_What the task requires:_ Don't include pictures. Quote the lines below from the first through the line that contains "import * as".

_Available data:_
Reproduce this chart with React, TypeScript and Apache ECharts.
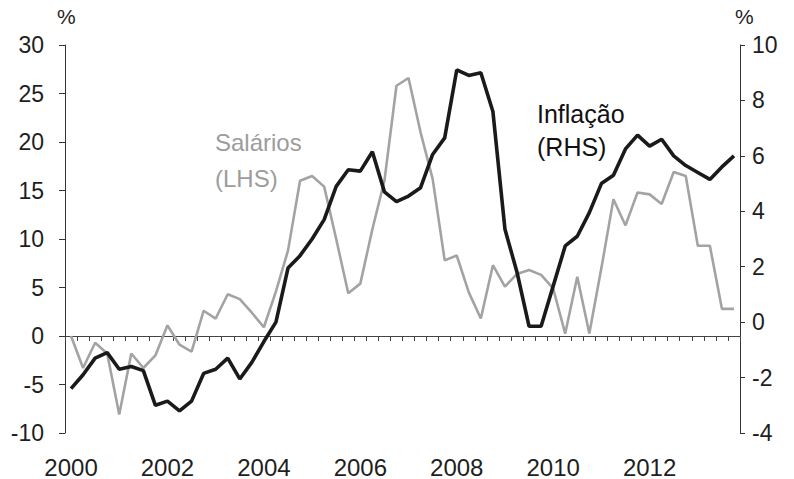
import React, { useEffect, useRef } from "react";
import * as echarts from "echarts";

const years: number[] = [2000, 2001, 2002, 2003, 2004, 2005, 2006, 2007, 2008, 2009, 2010, 2011, 2012, 2013];
const quarters: string[] = years.flatMap((y) => [`${y}T1`, `${y}T2`, `${y}T3`, `${y}T4`]);

// Inflação (RHS), %
const inflacao: number[] = [
  -2.4, -1.9, -1.3, -1.1, -1.7, -1.6, -1.75, -3.0,
  -2.85, -3.2, -2.85, -1.85, -1.7, -1.3, -2.05, -1.45,
  -0.7, 0.0, 1.95, 2.4, 3.0, 3.7, 4.9, 5.5,
  5.45, 6.15, 4.7, 4.35, 4.55, 4.85, 6.05, 6.65,
  9.1, 8.9, 9.0, 7.6, 3.35, 1.8, -0.15, -0.15,
  1.3, 2.75, 3.1, 3.95, 5.0, 5.3, 6.25, 6.75,
  6.35, 6.6, 6.0, 5.65, 5.4, 5.15, 5.6, 6.0,
];

// Salários (LHS), %
const salarios: number[] = [
  0.0, -3.3, -0.7, -1.8, -8.1, -1.8, -3.3, -2.0,
  1.1, -0.9, -1.6, 2.6, 1.8, 4.3, 3.8, 2.4,
  0.9, 4.6, 8.8, 16.0, 16.5, 15.4, 10.0, 4.4,
  5.4, 11.0, 16.0, 25.8, 26.6, 21.0, 16.2, 7.8,
  8.3, 4.5, 1.8, 7.3, 5.1, 6.4, 6.8, 6.3,
  4.9, 0.25, 6.1, 0.25, 7.0, 14.1, 11.4, 14.8,
  14.6, 13.6, 16.9, 16.5, 9.3, 9.3, 2.8, 2.8,
];

const leftAxis = { min: -10, max: 30, interval: 5 };
const rightAxis = { min: -4, max: 10, interval: 2 };

const FONT = "'Liberation Sans', Arial, sans-serif";
const AXIS_COLOR = "#333";
const TEXT_COLOR = "#1e1e1e";

export default function App() {
  const ref = useRef<HTMLDivElement>(null);

  useEffect(() => {
    if (!ref.current) return;
    const chart = echarts.init(ref.current, undefined, { renderer: "svg" });
    chart.setOption({
      animation: false,
      backgroundColor: "#ffffff",
      textStyle: { fontFamily: FONT },
      grid: { left: 65, right: 54, top: 45, height: 389, containLabel: false },
      xAxis: [
        {
          type: "category",
          data: quarters,
          position: "bottom",
          boundaryGap: true,
          axisLine: { show: false, onZero: false },
          axisTick: { show: false },
          splitLine: { show: false },
          axisLabel: {
            interval: 7,
            formatter: (v: string) => v.slice(0, 4),
            fontSize: 24,
            color: TEXT_COLOR,
            fontFamily: FONT,
            margin: 22,
          },
        },
        {
          type: "category",
          data: quarters,
          position: "top",
          boundaryGap: true,
          axisLine: { show: true, onZero: true, onZeroAxisIndex: 0, lineStyle: { color: "#444", width: 1 } },
          axisTick: { show: true, inside: true, interval: 0, length: 5, lineStyle: { color: "#444", width: 1 } },
          axisLabel: { show: false },
          splitLine: { show: false },
        },
      ],
      yAxis: [
        {
          type: "value",
          position: "left",
          ...leftAxis,
          axisLine: { show: true, lineStyle: { color: AXIS_COLOR, width: 1 } },
          axisTick: { show: true, length: 6, lineStyle: { color: AXIS_COLOR } },
          splitLine: { show: false },
          axisLabel: { fontSize: 23, color: TEXT_COLOR, fontFamily: FONT, margin: 21 },
        },
        {
          type: "value",
          position: "right",
          ...rightAxis,
          axisLine: { show: true, lineStyle: { color: AXIS_COLOR, width: 1 } },
          axisTick: { show: true, length: 5, lineStyle: { color: AXIS_COLOR } },
          splitLine: { show: false },
          axisLabel: { fontSize: 23, color: TEXT_COLOR, fontFamily: FONT, margin: 12 },
        },
      ],
      series: [
        {
          name: "Salários (LHS)",
          type: "line",
          xAxisIndex: 0,
          yAxisIndex: 0,
          data: salarios,
          symbol: "none",
          lineStyle: { color: "#a3a3a3", width: 2.6 },
          z: 2,
        },
        {
          name: "Inflação (RHS)",
          type: "line",
          xAxisIndex: 0,
          yAxisIndex: 1,
          data: inflacao,
          symbol: "none",
          lineStyle: { color: "#1a1a1a", width: 3.6 },
          z: 3,
        },
      ],
      graphic: [
        { type: "text", left: 57, top: 6, style: { text: "%", fontSize: 21, fill: TEXT_COLOR, fontFamily: FONT } },
        { type: "text", left: 735, top: 6, style: { text: "%", fontSize: 21, fill: TEXT_COLOR, fontFamily: FONT } },
        { type: "text", left: 215, top: 130, style: { text: "Salários", fontSize: 24, fill: "#9c9c9c", fontFamily: FONT } },
        { type: "text", left: 215, top: 166, style: { text: "(LHS)", fontSize: 24, fill: "#9c9c9c", fontFamily: FONT } },
        { type: "text", left: 537, top: 101, style: { text: "Inflação", fontSize: 25, fill: "#111", fontFamily: FONT } },
        { type: "text", left: 537, top: 134, style: { text: "(RHS)", fontSize: 25, fill: "#111", fontFamily: FONT } },
      ],
    });
    return () => chart.dispose();
  }, []);

  return (
    <div
      ref={ref}
      style={{ position: "fixed", left: 0, top: 0, width: 794, height: 479, background: "#fff" }}
    />
  );
}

_Task solution:_
Reproduce this chart with React, TypeScript and Apache ECharts.
import React, { useEffect, useRef } from "react";
import * as echarts from "echarts";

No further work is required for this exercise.